Similarly, we have considered your arguments relating to Taxation Ruling TR 2014/1 Income tax: commercial software licencing and hosted agreements: derivation of income from agreements for the right to use proprietary software and the provision of related services and do not consider the ruling is relevant to your circumstance. Paragraph 8 of TR 2014/1 states that when the underlying obligation is fully performed the amount properly allocated to the obligation converts from 'unearned' income' to 'earned income'. We consider that all conditions had been met when you gave termination notices to the Lessees and then provided certified copies to 123 in addition to provision of evidence the notices were served. At this time there were no circumstances which would cause the Contract to become fatal.
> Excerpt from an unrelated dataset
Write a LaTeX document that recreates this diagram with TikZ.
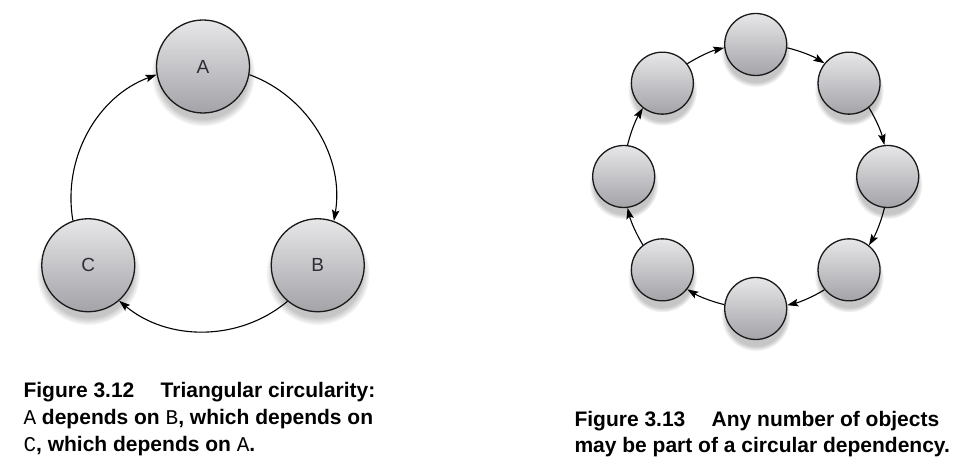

ATO ID 2009/63 Income Tax: Assessable Income: securitisation arrangement - profit emerging basis of returning assessable income discusses bringing assessable income to account. We do not consider the determination to be relevant to your circumstance as you 'denuded’ yourself of any right to an interest in the Properties when the titles of the Properties were transferred to 123 on the 20YY settlement date. At this time you were required to properly account for the reduction in your trading stock and the realisation of income earned.

Considering the facts and our views on contingency payments we do not consider payment made to you was of a contingent nature as all actions were complete by the Contract completion date.

We have considered your accounting method, the conditions of sale, the existence of a recoverable debt, your position as R&F’s agent and that the final payment made to you did not have a contingent nature. As such we have determined the Purchase Price Balance payment was assessable income in the income year ended 30 June 20ZZ.